# start of Dataset excerpt
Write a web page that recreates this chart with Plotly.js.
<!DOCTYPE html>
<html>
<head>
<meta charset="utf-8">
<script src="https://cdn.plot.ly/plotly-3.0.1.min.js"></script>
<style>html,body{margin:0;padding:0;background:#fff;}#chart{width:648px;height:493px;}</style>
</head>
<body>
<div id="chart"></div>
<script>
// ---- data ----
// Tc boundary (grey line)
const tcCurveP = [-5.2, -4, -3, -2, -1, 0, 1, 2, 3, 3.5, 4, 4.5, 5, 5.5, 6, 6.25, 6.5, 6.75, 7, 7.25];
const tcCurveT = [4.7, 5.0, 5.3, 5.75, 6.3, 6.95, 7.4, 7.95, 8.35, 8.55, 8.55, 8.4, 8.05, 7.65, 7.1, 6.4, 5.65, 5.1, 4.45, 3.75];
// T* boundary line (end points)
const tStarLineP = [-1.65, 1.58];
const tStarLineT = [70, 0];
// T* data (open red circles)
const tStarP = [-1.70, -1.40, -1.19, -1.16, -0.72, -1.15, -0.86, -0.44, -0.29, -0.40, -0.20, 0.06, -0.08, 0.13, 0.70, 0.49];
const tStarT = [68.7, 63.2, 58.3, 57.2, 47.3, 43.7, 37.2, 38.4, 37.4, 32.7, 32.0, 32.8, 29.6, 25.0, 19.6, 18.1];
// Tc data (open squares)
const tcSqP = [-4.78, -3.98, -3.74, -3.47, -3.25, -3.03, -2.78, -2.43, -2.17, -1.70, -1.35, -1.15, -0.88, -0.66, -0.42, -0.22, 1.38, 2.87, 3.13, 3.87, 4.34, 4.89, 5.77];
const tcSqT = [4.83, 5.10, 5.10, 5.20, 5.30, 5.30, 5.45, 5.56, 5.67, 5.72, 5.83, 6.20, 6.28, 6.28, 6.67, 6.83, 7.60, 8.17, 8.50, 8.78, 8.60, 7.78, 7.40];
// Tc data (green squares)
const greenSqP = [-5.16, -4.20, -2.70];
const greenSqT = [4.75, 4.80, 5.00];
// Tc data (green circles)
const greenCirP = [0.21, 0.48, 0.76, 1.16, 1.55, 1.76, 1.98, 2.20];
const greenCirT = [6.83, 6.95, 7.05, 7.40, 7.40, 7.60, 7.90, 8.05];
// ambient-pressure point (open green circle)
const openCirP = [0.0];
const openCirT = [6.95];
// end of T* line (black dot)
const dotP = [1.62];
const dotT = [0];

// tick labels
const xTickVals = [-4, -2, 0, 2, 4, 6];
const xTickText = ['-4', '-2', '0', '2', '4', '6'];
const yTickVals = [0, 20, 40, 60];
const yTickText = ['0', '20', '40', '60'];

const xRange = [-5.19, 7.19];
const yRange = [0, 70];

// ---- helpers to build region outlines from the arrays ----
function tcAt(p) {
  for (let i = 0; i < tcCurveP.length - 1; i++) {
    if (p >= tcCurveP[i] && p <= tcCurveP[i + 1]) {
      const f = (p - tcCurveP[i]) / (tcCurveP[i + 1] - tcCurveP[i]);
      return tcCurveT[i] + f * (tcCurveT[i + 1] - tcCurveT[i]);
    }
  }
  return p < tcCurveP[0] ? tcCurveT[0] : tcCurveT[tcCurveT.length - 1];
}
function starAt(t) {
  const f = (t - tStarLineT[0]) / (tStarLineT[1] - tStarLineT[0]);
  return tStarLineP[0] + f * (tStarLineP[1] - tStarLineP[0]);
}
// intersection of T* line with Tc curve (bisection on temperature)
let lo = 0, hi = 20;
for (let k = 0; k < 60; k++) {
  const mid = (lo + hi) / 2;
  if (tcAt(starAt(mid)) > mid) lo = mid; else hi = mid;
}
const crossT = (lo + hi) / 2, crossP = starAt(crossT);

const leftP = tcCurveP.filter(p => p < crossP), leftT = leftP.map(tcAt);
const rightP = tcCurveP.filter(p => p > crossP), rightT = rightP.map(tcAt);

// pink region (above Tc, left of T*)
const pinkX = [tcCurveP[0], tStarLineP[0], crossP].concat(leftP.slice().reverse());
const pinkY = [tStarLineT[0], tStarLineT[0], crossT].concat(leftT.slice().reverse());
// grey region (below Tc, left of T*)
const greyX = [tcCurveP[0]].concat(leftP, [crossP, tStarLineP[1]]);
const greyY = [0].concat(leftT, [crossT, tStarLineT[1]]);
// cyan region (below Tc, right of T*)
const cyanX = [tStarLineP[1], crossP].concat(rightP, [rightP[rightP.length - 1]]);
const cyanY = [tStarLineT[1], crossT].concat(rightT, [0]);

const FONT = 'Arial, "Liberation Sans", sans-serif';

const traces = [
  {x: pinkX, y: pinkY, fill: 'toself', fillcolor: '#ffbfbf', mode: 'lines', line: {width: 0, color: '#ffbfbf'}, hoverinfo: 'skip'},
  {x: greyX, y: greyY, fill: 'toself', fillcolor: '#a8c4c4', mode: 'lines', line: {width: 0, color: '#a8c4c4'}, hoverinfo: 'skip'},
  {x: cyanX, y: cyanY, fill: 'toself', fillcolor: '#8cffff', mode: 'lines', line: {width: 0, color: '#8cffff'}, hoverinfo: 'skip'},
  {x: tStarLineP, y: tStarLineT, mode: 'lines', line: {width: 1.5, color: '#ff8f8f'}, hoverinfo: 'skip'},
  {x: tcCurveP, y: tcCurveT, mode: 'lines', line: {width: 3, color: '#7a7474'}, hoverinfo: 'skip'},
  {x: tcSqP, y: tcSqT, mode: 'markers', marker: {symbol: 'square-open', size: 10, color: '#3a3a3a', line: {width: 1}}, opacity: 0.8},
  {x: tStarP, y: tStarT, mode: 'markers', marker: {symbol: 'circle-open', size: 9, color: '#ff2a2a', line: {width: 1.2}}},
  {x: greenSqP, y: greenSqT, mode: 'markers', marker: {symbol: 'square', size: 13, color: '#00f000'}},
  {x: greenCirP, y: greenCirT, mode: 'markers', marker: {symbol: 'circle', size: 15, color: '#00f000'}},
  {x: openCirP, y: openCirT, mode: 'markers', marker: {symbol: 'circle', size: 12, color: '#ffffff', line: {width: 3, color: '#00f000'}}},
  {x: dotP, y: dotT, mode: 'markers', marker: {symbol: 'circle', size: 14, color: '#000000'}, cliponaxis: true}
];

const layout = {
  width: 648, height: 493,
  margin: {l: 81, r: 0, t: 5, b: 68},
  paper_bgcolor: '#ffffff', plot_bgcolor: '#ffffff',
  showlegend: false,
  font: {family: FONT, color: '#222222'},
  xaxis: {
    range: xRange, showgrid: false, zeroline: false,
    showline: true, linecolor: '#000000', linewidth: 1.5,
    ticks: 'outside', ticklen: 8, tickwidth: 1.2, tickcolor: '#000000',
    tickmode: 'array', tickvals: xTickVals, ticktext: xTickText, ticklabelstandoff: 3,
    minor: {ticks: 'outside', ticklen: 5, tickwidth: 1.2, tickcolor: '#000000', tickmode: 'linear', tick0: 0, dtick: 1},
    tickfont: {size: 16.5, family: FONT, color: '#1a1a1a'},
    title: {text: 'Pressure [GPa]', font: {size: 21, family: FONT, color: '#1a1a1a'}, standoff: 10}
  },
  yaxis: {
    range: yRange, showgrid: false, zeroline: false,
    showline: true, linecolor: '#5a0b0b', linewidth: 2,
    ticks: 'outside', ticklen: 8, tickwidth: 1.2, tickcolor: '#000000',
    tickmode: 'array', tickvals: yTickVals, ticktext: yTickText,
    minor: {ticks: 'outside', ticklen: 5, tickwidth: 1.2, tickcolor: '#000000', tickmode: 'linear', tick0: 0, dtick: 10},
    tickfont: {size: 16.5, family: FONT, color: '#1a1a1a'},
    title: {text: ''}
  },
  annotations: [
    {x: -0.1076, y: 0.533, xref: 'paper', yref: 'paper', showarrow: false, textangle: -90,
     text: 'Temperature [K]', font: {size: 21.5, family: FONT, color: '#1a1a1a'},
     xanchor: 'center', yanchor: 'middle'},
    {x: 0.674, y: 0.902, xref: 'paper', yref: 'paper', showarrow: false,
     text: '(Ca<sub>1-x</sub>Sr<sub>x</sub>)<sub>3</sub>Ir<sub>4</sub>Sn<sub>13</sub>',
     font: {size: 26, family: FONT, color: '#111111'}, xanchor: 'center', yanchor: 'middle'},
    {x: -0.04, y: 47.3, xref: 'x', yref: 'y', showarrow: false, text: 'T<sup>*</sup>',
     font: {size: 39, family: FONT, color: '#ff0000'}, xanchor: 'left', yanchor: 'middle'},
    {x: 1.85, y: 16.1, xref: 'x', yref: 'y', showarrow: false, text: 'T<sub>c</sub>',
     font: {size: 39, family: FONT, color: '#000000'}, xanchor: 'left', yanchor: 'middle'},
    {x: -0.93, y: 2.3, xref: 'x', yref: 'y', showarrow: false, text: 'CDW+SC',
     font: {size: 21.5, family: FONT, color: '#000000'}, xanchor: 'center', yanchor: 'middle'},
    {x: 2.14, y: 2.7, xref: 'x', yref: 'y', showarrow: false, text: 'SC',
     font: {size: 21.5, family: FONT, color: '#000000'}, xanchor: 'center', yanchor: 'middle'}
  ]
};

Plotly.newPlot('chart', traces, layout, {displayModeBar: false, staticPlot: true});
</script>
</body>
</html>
# end of Dataset excerpt
Which lines hold the word "with"? Copy every one of them.

Write a web page that recreates this chart with Plotly.js.
// intersection of T* line with Tc curve (bisection on temperature)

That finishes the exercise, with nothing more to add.